REQUEST: Copy the lines below as they are; omit the images they contain.

SOURCE EXCERPT:

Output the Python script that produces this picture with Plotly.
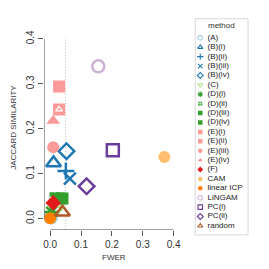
import plotly.graph_objects as go

methods = ["(A)", "(B)(i)", "(B)(ii)", "(B)(iii)", "(B)(iv)", "(C)", "(D)(i)", "(D)(ii)",
           "(D)(iii)", "(D)(iv)", "(E)(i)", "(E)(ii)", "(E)(iii)", "(E)(iv)", "(F)", "CAM",
           "linear ICP", "LiNGAM", "PC(i)", "PC(ii)", "random"]
fwer = [0.002, 0.011, 0.051, 0.064, 0.053, 0.020, 0.004, 0.015,
        0.040, 0.028, 0.029, 0.029, 0.010, 0.010, 0.010, 0.370,
        0.000, 0.156, 0.203, 0.118, 0.040]
jaccard = [0.003, 0.124, 0.106, 0.089, 0.150, 0.020, 0.015, 0.047,
           0.045, 0.045, 0.294, 0.243, 0.159, 0.218, 0.035, 0.137,
           0.001, 0.339, 0.152, 0.072, 0.014]
colors = ["#A6CEE3", "#1F78B4", "#1F78B4", "#1F78B4", "#1F78B4", "#B2DF8A", "#33A02C", "#33A02C",
          "#33A02C", "#33A02C", "#FB9A99", "#FB9A99", "#FB9A99", "#FB9A99", "#E31A1C", "#FDBF6F",
          "#FF7F00", "#CAB2D6", "#6A3D9A", "#6A3D9A", "#B15928"]
symbols = ["circle-open", "triangle-up-open", "cross-thin-open", "x-thin-open", "diamond-open",
           "triangle-down-open", "asterisk-open", "square-cross", "square", "square", "square",
           "square", "circle", "triangle-up", "diamond", "circle", "circle", "circle-open",
           "square-open", "diamond-open", "triangle-up-open"]
x_ticks = [0.0, 0.1, 0.2, 0.3, 0.4]
y_ticks = [0.0, 0.1, 0.2, 0.3, 0.4]

W = H = 269
FONT = "Liberation Sans, Arial"
def px_x(p): return p / W
def px_y(p): return 1 - p / H

fig = go.Figure()

# main points
for i, m in enumerate(methods):
    open_sym = symbols[i].endswith("open")
    lw = 2.5 if open_sym else (1.5 if symbols[i] == "square-cross" else 0)
    lc = colors[i] if open_sym else "white"
    fig.add_trace(go.Scatter(
        x=[fwer[i]], y=[jaccard[i]], mode="markers", name=m, showlegend=False,
        marker=dict(symbol=symbols[i], color=colors[i],
                    size=12 if symbols[i] != "triangle-up-open" else 13,
                    line=dict(color=lc, width=lw)),
        xaxis="x", yaxis="y"))
# (E)(ii) inner triangle overlay
k = methods.index("(E)(ii)")
fig.add_trace(go.Scatter(x=[fwer[k]], y=[jaccard[k]], mode="markers", showlegend=False,
                         marker=dict(symbol="triangle-up-open", color="white", size=6,
                                     line=dict(color="white", width=1.2))))

# manual legend (compact, like R's legend)
idx = list(range(len(methods)))
for i, m in enumerate(methods):
    open_sym = symbols[i].endswith("open")
    fig.add_trace(go.Scatter(
        x=[5], y=[i], mode="markers", showlegend=False, xaxis="x2", yaxis="y2",
        marker=dict(symbol=symbols[i], color=colors[i], size=4.5,
                    line=dict(color=colors[i] if open_sym else "white",
                              width=1.1 if open_sym else (0.6 if symbols[i] == "square-cross" else 0)))))
fig.add_trace(go.Scatter(
    x=[12.3] * len(methods), y=idx, text=methods, mode="text", textposition="middle right",
    textfont=dict(size=8, color="#222", family=FONT), showlegend=False,
    xaxis="x2", yaxis="y2"))

shapes = [
    dict(type="line", xref="x", yref="y", x0=0.05, x1=0.05, y0=-0.0247, y1=0.4037,
         line=dict(color="#b8b8b8", width=1, dash="1px,2px"), layer="below"),
    dict(type="line", xref="x", yref="y", x0=0, x1=0.4, y0=-0.0247, y1=-0.0247,
         line=dict(color="#555", width=1)),
    dict(type="line", xref="x", yref="y", x0=-0.0194, x1=-0.0194, y0=0, y1=0.4,
         line=dict(color="#555", width=1)),
    dict(type="rect", xref="paper", yref="paper", x0=px_x(195), x1=px_x(248),
         y0=px_y(234), y1=px_y(12), line=dict(color="#d8d8d8", width=1)),
]

annotations = [
    dict(text="FWER", x=px_x(113), y=px_y(257), xref="paper", yref="paper", showarrow=False,
         xanchor="center", yanchor="middle", font=dict(size=8, color="#333", family=FONT)),
    dict(text="JACCARD SIMILARITY", x=px_x(13), y=px_y(123), xref="paper", yref="paper",
         showarrow=False, textangle=-90, xanchor="center", yanchor="middle",
         font=dict(size=8, color="#333", family=FONT)),
    dict(text="method", x=px_x(221.5), y=px_y(18.5), xref="paper", yref="paper", showarrow=False,
         xanchor="center", yanchor="middle", font=dict(size=8, color="#333", family=FONT)),
]

fig.update_layout(
    width=W, height=H, margin=dict(l=0, r=0, t=0, b=0),
    plot_bgcolor="white", paper_bgcolor="white", showlegend=False,
    shapes=shapes, annotations=annotations,
    xaxis=dict(domain=[px_x(43.3), px_x(190)], range=[-0.0194, 0.4539], tickvals=x_ticks,
               ticktext=[f"{v:.1f}" for v in x_ticks], ticks="outside", ticklen=5,
               tickcolor="#555", showgrid=False, zeroline=False, showline=False,
               tickfont=dict(size=10, color="#333", family=FONT), anchor="y"),
    yaxis=dict(domain=[px_y(228.7), px_y(31)], range=[-0.0247, 0.4037], tickvals=y_ticks,
               ticktext=[f"{v:.1f}" for v in y_ticks], ticks="outside", ticklen=5,
               tickcolor="#555", showgrid=False, zeroline=False, showline=False,
               tickangle=-90, tickfont=dict(size=10, color="#333", family=FONT), anchor="x"),
    xaxis2=dict(domain=[px_x(195), px_x(248)], range=[0, 53], visible=False, anchor="y2",
                fixedrange=True),
    yaxis2=dict(domain=[px_y(234), px_y(12)], range=[20.96, -2.04], visible=False,
                anchor="x2", fixedrange=True),
)

fig.write_html("out.html", config={"displayModeBar": False},
               post_script="document.body.style.margin='0';document.body.style.overflow='hidden';")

FINAL RESULT:
Output the Python script that produces this picture with Plotly.
import plotly.graph_objects as go

methods = ["(A)", "(B)(i)", "(B)(ii)", "(B)(iii)", "(B)(iv)", "(C)", "(D)(i)", "(D)(ii)",
           "(D)(iii)", "(D)(iv)", "(E)(i)", "(E)(ii)", "(E)(iii)", "(E)(iv)", "(F)", "CAM",
           "linear ICP", "LiNGAM", "PC(i)", "PC(ii)", "random"]
fwer = [0.002, 0.011, 0.051, 0.064, 0.053, 0.020, 0.004, 0.015,
        0.040, 0.028, 0.029, 0.029, 0.010, 0.010, 0.010, 0.370,
        0.000, 0.156, 0.203, 0.118, 0.040]
jaccard = [0.003, 0.124, 0.106, 0.089, 0.150, 0.020, 0.015, 0.047,
           0.045, 0.045, 0.294, 0.243, 0.159, 0.218, 0.035, 0.137,
           0.001, 0.339, 0.152, 0.072, 0.014]
colors = ["#A6CEE3", "#1F78B4", "#1F78B4", "#1F78B4", "#1F78B4", "#B2DF8A", "#33A02C", "#33A02C",
          "#33A02C", "#33A02C", "#FB9A99", "#FB9A99", "#FB9A99", "#FB9A99", "#E31A1C", "#FDBF6F",
          "#FF7F00", "#CAB2D6", "#6A3D9A", "#6A3D9A", "#B15928"]
symbols = ["circle-open", "triangle-up-open", "cross-thin-open", "x-thin-open", "diamond-open",
           "triangle-down-open", "asterisk-open", "square-cross", "square", "square", "square",
           "square", "circle", "triangle-up", "diamond", "circle", "circle", "circle-open",
           "square-open", "diamond-open", "triangle-up-open"]
x_ticks = [0.0, 0.1, 0.2, 0.3, 0.4]
y_ticks = [0.0, 0.1, 0.2, 0.3, 0.4]

W = H = 269
FONT = "Liberation Sans, Arial"
def px_x(p): return p / W
def px_y(p): return 1 - p / H

fig = go.Figure()

# main points
for i, m in enumerate(methods):
    open_sym = symbols[i].endswith("open")
    lw = 2.5 if open_sym else (1.5 if symbols[i] == "square-cross" else 0)
    lc = colors[i] if open_sym else "white"
    fig.add_trace(go.Scatter(
        x=[fwer[i]], y=[jaccard[i]], mode="markers", name=m, showlegend=False,
        marker=dict(symbol=symbols[i], color=colors[i],
                    size=12 if symbols[i] != "triangle-up-open" else 13,
                    line=dict(color=lc, width=lw)),
        xaxis="x", yaxis="y"))
# (E)(ii) inner triangle overlay
k = methods.index("(E)(ii)")
fig.add_trace(go.Scatter(x=[fwer[k]], y=[jaccard[k]], mode="markers", showlegend=False,
                         marker=dict(symbol="triangle-up-open", color="white", size=6,
                                     line=dict(color="white", width=1.2))))

# manual legend (compact, like R's legend)
idx = list(range(len(methods)))
for i, m in enumerate(methods):
    open_sym = symbols[i].endswith("open")
    fig.add_trace(go.Scatter(
        x=[5], y=[i], mode="markers", showlegend=False, xaxis="x2", yaxis="y2",
        marker=dict(symbol=symbols[i], color=colors[i], size=4.5,
                    line=dict(color=colors[i] if open_sym else "white",
                              width=1.1 if open_sym else (0.6 if symbols[i] == "square-cross" else 0)))))
fig.add_trace(go.Scatter(
    x=[12.3] * len(methods), y=idx, text=methods, mode="text", textposition="middle right",
    textfont=dict(size=8, color="#222", family=FONT), showlegend=False,
    xaxis="x2", yaxis="y2"))

shapes = [
    dict(type="line", xref="x", yref="y", x0=0.05, x1=0.05, y0=-0.0247, y1=0.4037,
         line=dict(color="#b8b8b8", width=1, dash="1px,2px"), layer="below"),
    dict(type="line", xref="x", yref="y", x0=0, x1=0.4, y0=-0.0247, y1=-0.0247,
         line=dict(color="#555", width=1)),
    dict(type="line", xref="x", yref="y", x0=-0.0194, x1=-0.0194, y0=0, y1=0.4,
         line=dict(color="#555", width=1)),
    dict(type="rect", xref="paper", yref="paper", x0=px_x(195), x1=px_x(248),
         y0=px_y(234), y1=px_y(12), line=dict(color="#d8d8d8", width=1)),
]

annotations = [
    dict(text="FWER", x=px_x(113), y=px_y(257), xref="paper", yref="paper", showarrow=False,
         xanchor="center", yanchor="middle", font=dict(size=8, color="#333", family=FONT)),
    dict(text="JACCARD SIMILARITY", x=px_x(13), y=px_y(123), xref="paper", yref="paper",
         showarrow=False, textangle=-90, xanchor="center", yanchor="middle",
         font=dict(size=8, color="#333", family=FONT)),
    dict(text="method", x=px_x(221.5), y=px_y(18.5), xref="paper", yref="paper", showarrow=False,
         xanchor="center", yanchor="middle", font=dict(size=8, color="#333", family=FONT)),
]

fig.update_layout(
    width=W, height=H, margin=dict(l=0, r=0, t=0, b=0),
    plot_bgcolor="white", paper_bgcolor="white", showlegend=False,
    shapes=shapes, annotations=annotations,
    xaxis=dict(domain=[px_x(43.3), px_x(190)], range=[-0.0194, 0.4539], tickvals=x_ticks,
               ticktext=[f"{v:.1f}" for v in x_ticks], ticks="outside", ticklen=5,
               tickcolor="#555", showgrid=False, zeroline=False, showline=False,
               tickfont=dict(size=10, color="#333", family=FONT), anchor="y"),
    yaxis=dict(domain=[px_y(228.7), px_y(31)], range=[-0.0247, 0.4037], tickvals=y_ticks,
               ticktext=[f"{v:.1f}" for v in y_ticks], ticks="outside", ticklen=5,
               tickcolor="#555", showgrid=False, zeroline=False, showline=False,
               tickangle=-90, tickfont=dict(size=10, color="#333", family=FONT), anchor="x"),
    xaxis2=dict(domain=[px_x(195), px_x(248)], range=[0, 53], visible=False, anchor="y2",
                fixedrange=True),
    yaxis2=dict(domain=[px_y(234), px_y(12)], range=[20.96, -2.04], visible=False,
                anchor="x2", fixedrange=True),
)

fig.write_html("out.html", config={"displayModeBar": False},
               post_script="document.body.style.margin='0';document.body.style.overflow='hidden';")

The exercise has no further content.